What failed was the definition of readiness.
The system allowed the record to progress without a shared understanding of what “good enough” meant for a value that materially affected the outcome. Downstream teams inherited an assumption they didn’t know was an assumption.
Every industry has its own version of AQ: budgets, deal size, delivery scope, contract dates. Values that are easy to enter, hard to verify, and dangerous when treated as final too early.
When readiness isn’t explicitly defined, people optimize for flow. Records move because they can, not because they should.
Correctness is not a property of a field.
It is a property of a moment in a process.
Who Owns Being Correct — Not Updating, but Being Right
CRMs are collaborative by design. Records are touched by many people: sales creates them, operations enriches them, management reviews them, reporting aggregates them.
Over time, responsibility becomes diffuse.
Updating a record is not the same as owning its correctness.
In many organizations, sales is expected to “own” deals, but that ownership is rarely defined beyond initial progression. Operations may add or adjust data, but without authority to challenge assumptions. Management influences outcomes indirectly through targets and pressure, without touching records themselves.
When a value turns out to be wrong, it’s often unclear who was responsible for ensuring it was right at that stage. Everyone interacted with the record. No one owned correctness explicitly.
This becomes particularly visible when estimates are never formally upgraded. Early assumptions quietly turn into facts because nothing in the process requires proof. An estimated value that was acceptable for orientation is later treated as decision-grade data.
Correct ownership means deciding not just who owns a value, but when evidence is required. An estimate may be acceptable early on. At later stages, a verified source becomes mandatory.
Correctness without ownership is just optimism.
Why CRMs Drift Away from “Correct” Over Time
Even systems that start with clear intentions rarely stay aligned.
Definitions are made once, often during implementation, and then assumed to hold forever. Meanwhile, the business evolves. Suppliers introduce new options. Commercial models change. Regulatory requirements shift.
The CRM, however, continues to encode yesterday’s reality.
At first, this shows up as inconvenience. Users work around missing categories. Free-text fields appear. Notes replace structure. Over time, the system loses the ability to represent what is actually happening in the business.
At that point, correctness becomes impossible to express — not because users don’t care, but because the system enforces outdated assumptions.
This kind of drift is subtle.
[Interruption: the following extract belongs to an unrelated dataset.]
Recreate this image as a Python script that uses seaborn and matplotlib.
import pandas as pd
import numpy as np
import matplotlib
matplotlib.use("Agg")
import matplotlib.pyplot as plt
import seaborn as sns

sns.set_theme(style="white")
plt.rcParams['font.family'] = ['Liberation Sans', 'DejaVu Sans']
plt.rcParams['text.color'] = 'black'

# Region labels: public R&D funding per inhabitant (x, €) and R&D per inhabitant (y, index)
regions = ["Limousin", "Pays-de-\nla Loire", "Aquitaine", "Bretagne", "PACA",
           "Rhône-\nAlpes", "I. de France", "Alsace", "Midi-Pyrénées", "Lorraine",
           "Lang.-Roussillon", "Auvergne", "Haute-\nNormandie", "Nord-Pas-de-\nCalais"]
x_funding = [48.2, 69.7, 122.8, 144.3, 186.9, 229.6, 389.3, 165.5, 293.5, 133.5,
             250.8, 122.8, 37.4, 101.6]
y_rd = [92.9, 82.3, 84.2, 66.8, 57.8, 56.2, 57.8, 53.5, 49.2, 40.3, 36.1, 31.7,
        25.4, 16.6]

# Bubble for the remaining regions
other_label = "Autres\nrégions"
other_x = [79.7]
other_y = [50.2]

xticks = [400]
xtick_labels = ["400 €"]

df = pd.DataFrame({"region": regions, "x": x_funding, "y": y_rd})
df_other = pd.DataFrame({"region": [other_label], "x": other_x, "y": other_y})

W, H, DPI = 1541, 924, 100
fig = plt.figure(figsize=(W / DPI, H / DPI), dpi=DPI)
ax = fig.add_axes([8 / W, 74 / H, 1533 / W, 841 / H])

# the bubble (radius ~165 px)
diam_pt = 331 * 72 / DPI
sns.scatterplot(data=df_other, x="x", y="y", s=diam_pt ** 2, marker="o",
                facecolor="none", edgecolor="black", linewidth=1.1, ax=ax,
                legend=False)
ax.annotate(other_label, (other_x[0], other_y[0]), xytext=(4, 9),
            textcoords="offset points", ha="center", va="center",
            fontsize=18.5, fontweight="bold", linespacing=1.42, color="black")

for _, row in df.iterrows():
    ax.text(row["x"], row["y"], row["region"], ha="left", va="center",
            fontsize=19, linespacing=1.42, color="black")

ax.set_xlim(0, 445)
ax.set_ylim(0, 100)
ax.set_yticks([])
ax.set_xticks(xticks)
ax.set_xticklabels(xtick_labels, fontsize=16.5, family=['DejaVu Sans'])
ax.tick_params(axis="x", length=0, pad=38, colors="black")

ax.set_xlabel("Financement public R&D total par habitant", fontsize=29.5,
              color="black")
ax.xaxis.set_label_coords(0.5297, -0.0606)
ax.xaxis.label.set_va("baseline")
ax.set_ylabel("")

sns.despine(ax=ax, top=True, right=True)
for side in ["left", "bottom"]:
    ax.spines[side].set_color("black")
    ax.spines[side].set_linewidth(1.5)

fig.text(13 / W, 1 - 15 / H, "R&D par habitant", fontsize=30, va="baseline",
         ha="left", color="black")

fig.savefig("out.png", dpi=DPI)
Reports still produce numbers. Pipelines still move. The loss of trust happens quietly, through accumulated exceptions rather than visible failure.
Correctness is not something that can be defined once and forgotten. It has to be revisited as the business changes.
What Defining “Correct” Actually Changes
Defining correctness does not require more rules or more training.
It requires clarity.
When teams explicitly decide what must be true at different points in a process — and who is responsible for ensuring it — several things change almost immediately:
- Records stop moving forward on assumption alone.
- Handoffs become cleaner because expectations are explicit.
- Reporting debates shift from “is this wrong?” to “what does this represent?”
- Data becomes boring in the best possible way.
This does not mean everything becomes perfectly accurate. It means inaccuracies are visible, understood, and owned.
Correctness Is a Design Decision, Not a CRM Feature
CRMs are very good at enforcing decisions. They are very bad at making them.
If “correct” is not explicitly defined, the system will still function — but it will function on guesses, habits, and convenience. Over time, those guesses harden into structure, and the gap between what the CRM claims and what the business experiences grows wider.
Correctness has to be designed. It has to account for context, readiness, and ownership. And it has to be revisited as reality changes.
Until that happens, even the most sophisticated CRM will quietly drift away from reality — not because people refuse to use it, but because no one ever decided what being right was supposed to mean.